A via Villa a Negrar, olimpo del vino della Valpolicella, sono stati trovati i pavimenti di una dimora che, probabilmente, dà il nome alla frazione
Il Re della Valpolicella si generava su filari appoggiati a cavallo della storia. Le uve del vigneto di via Villa a Negrar (Verona), olimpo del vino Amarone, si nutrivano del terreno nato sopra un mosaico del terzo secolo dopo Cristo. Sono i pavimenti di una villa che, probabilmente, dà il nome alla frazione. Frammenti di storia passata che la vita di tutti i giorni ha tentato più volte di cancellare in questi ultimi cento anni ma che ora, finalmente, sono venuti a galla in tutta la loro bellezza. Quegli intrecci variopinti, conservati sotto due metri di terra, si mostrano al mondo con l’eleganza dell’arte perduta. “C’era una grande sala centrale di dieci metri per sette, poi c’erano altre stanze ai lati, una con l’abside” Gianni De Zuccato, archeologo della Sovrintendenza, descrive questo ritrovamento con amore genitoriale. Quasi stenta a crederci di essere arrivato, dopo un secolo, a sovrapporre il suo nome a un simile tesoro.

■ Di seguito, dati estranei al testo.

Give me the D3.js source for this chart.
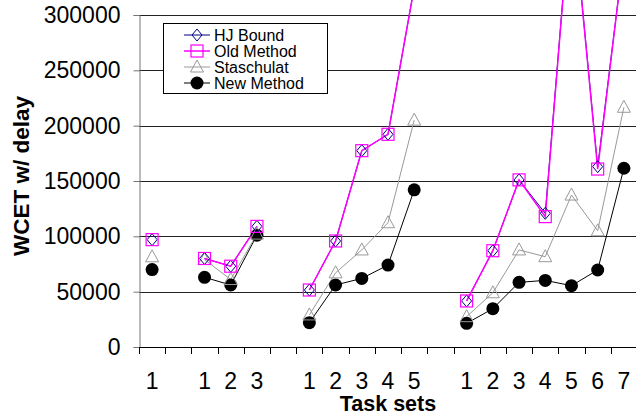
<!DOCTYPE html>
<html>
<head>
<meta charset="utf-8">
<script src="https://cdn.jsdelivr.net/npm/d3@7"></script>
<style>
  html, body { margin: 0; padding: 0; background: #fff; }
  svg { display: block; font-family: "Liberation Sans", Arial, sans-serif; }
</style>
</head>
<body>
<svg id="chart" width="636" height="415"></svg>
<script>
// ---- data ----
const xLabels = ["1","","1","2","3","","1","2","3","4","5","","1","2","3","4","5","6","7"];
const yTicks = [0, 50000, 100000, 150000, 200000, 250000, 300000];
const seriesNames = ["HJ Bound", "Old Method", "Staschulat", "New Method"];
const hjBound    = [97000,null,80000,73000,109000,null,51500,95800,177400,192200,325000,null,41600,87000,151000,120800,410000,163000,356000];
const oldMethod  = [97000,null,80000,73000,109000,null,51500,95800,177400,192200,325000,null,41600,87000,151000,117800,410000,160800,356000];
const staschulat = [81500,null,79000,61000,102000,null,29000,67000,87700,112300,205000,null,27400,49000,87700,81600,137300,105000,216600];
const newMethod  = [70000,null,63000,56000,101000,null,22000,56000,62000,74000,142000,null,21400,34600,58400,60200,55400,69600,161500];

(function () {
// ---- layout ----
const svg = d3.select("#chart");
const pLeft = 139, pRight = 637, pTop = 15, pBottom = 347;

const x = d3.scaleBand().domain(d3.range(xLabels.length)).range([pLeft, pRight]).padding(0);
const y = d3.scaleLinear().domain([0, 300000]).range([pBottom, pTop]);
const cx = i => x(i) + x.bandwidth() / 2;

// gridlines
svg.append("g").selectAll("line").data(yTicks.filter(d => d > 0)).join("line")
  .attr("x1", pLeft).attr("x2", 636)
  .attr("y1", d => Math.round(y(d)) + 0.5).attr("y2", d => Math.round(y(d)) + 0.5)
  .attr("stroke", "#222").attr("stroke-width", 1);

// y axis
const yAxis = svg.append("g").attr("transform", `translate(${pLeft + 0.5},0)`)
  .call(d3.axisLeft(y).tickValues(yTicks).tickSize(6).tickPadding(13).tickFormat(d3.format("d")));
yAxis.select(".domain").attr("stroke", "#777");
yAxis.selectAll(".tick line").attr("stroke", "#777");
yAxis.selectAll("text").attr("font-size", 23).attr("fill", "#000")
  .attr("font-family", "'Liberation Sans', Arial, sans-serif");

// x axis: boundary ticks
const bounds = d3.range(xLabels.length + 1).map(i => i < xLabels.length ? x(i) : pRight);
svg.append("line").attr("x1", pLeft).attr("x2", 636).attr("y1", pBottom + 0.5).attr("y2", pBottom + 0.5)
  .attr("stroke", "#000");
svg.append("g").selectAll("line").data(bounds).join("line")
  .attr("x1", d => Math.round(d) + 0.5).attr("x2", d => Math.round(d) + 0.5)
  .attr("y1", pBottom).attr("y2", pBottom + 7).attr("stroke", "#000");

// x axis labels
const xAxis = svg.append("g").attr("transform", `translate(0,${pBottom})`)
  .call(d3.axisBottom(x).tickSize(0).tickPadding(26).tickFormat(i => xLabels[i]));
xAxis.select(".domain").remove();
xAxis.selectAll("text").attr("font-size", 23).attr("fill", "#000")
  .attr("font-family", "'Liberation Sans', Arial, sans-serif");

// axis titles
svg.append("text").attr("x", (pLeft + pRight) / 2).attr("y", 411)
  .attr("text-anchor", "middle").attr("font-weight", "bold").attr("font-size", 21.5)
  .text("Task sets");
svg.append("text").attr("transform", "translate(29,176) rotate(-90)")
  .attr("text-anchor", "middle").attr("font-weight", "bold").attr("font-size", 22.5)
  .text("WCET w/ delay");

// ---- series ----
const series = [
  { name: seriesNames[0], values: hjBound,    color: "#000080", width: 1,   marker: "diamond" },
  { name: seriesNames[1], values: oldMethod,  color: "#FF00FF", width: 1.5, marker: "square" },
  { name: seriesNames[2], values: staschulat, color: "#999999", width: 1,   marker: "triangle" },
  { name: seriesNames[3], values: newMethod,  color: "#000000", width: 1,   marker: "circle" }
];

const line = d3.line().defined(d => d.v !== null).x(d => cx(d.i)).y(d => y(d.v));

function drawMarker(g, type, color) {
  if (type === "diamond") {
    g.append("path").attr("d", "M0,-6L5,0L0,6L-5,0Z").attr("fill", "none").attr("stroke", color).attr("stroke-width", 1);
  } else if (type === "square") {
    g.append("rect").attr("x", -6).attr("y", -6).attr("width", 12).attr("height", 12)
      .attr("fill", "none").attr("stroke", color).attr("stroke-width", 1.2);
  } else if (type === "triangle") {
    g.append("path").attr("d", "M0,-7L6.5,5L-6.5,5Z").attr("fill", "none").attr("stroke", color).attr("stroke-width", 1);
  } else {
    g.append("circle").attr("r", 6.5).attr("fill", color);
  }
}

const order = [3, 2, 0, 1];
order.forEach(k => {
  const s = series[k];
  const pts = s.values.map((v, i) => ({ i, v }));
  svg.append("path").datum(pts).attr("d", line)
    .attr("fill", "none").attr("stroke", s.color).attr("stroke-width", s.width);
});
order.forEach(k => {
  const s = series[k];
  s.values.forEach((v, i) => {
    if (v === null) return;
    const g = svg.append("g").attr("transform", `translate(${cx(i)},${y(v)})`);
    drawMarker(g, s.marker, s.color);
  });
});

// ---- legend ----
const lg = svg.append("g");
lg.append("rect").attr("x", 163.5).attr("y", 23.5).attr("width", 164).attr("height", 70)
  .attr("fill", "#fff").attr("stroke", "#000");
series.forEach((s, k) => {
  const ly = 35 + k * 16;
  lg.append("line").attr("x1", 184).attr("x2", 210).attr("y1", ly).attr("y2", ly)
    .attr("stroke", s.color).attr("stroke-width", s.width);
  const g = lg.append("g").attr("transform", `translate(197,${ly})`);
  drawMarker(g, s.marker, s.color);
  lg.append("text").attr("x", 214).attr("y", ly + 6).attr("font-size", 16).text(s.name);
});
})();
</script>
</body>
</html>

Perché la storia dei mosaici della frazione “Villa” di Negrar inizia nel 1922. Tina Campanile, appassionata archeologa, individua il sito. I resti ricordano quelli di altre ville dell’epoca romana, scoperte sul lago di Garda, a Brenzone e Desenzano. “Poi, inspiegabilmente, tutto si arena, forse per mancanza di fondi” racconta il sindaco Roberto Grison, che in questi anni ha ricostruito l’intera vicenda con l’obiettivo di restituire alla memoria quell’angolo di storia. Dai carteggi depositati in Catasto si scopre che, intorno al 1925, il proprietario dell’epoca scese a patti con l’amministrazione comunale, ottenendo l’autorizzazione a utilizzare il terreno come agricolo. “Negli anni ’80, nel boom dell’edilizia, volevano persino costruirci sopra” continua. “Ma la soprintendenza bloccò tutto e le case vennero fatte altrove”.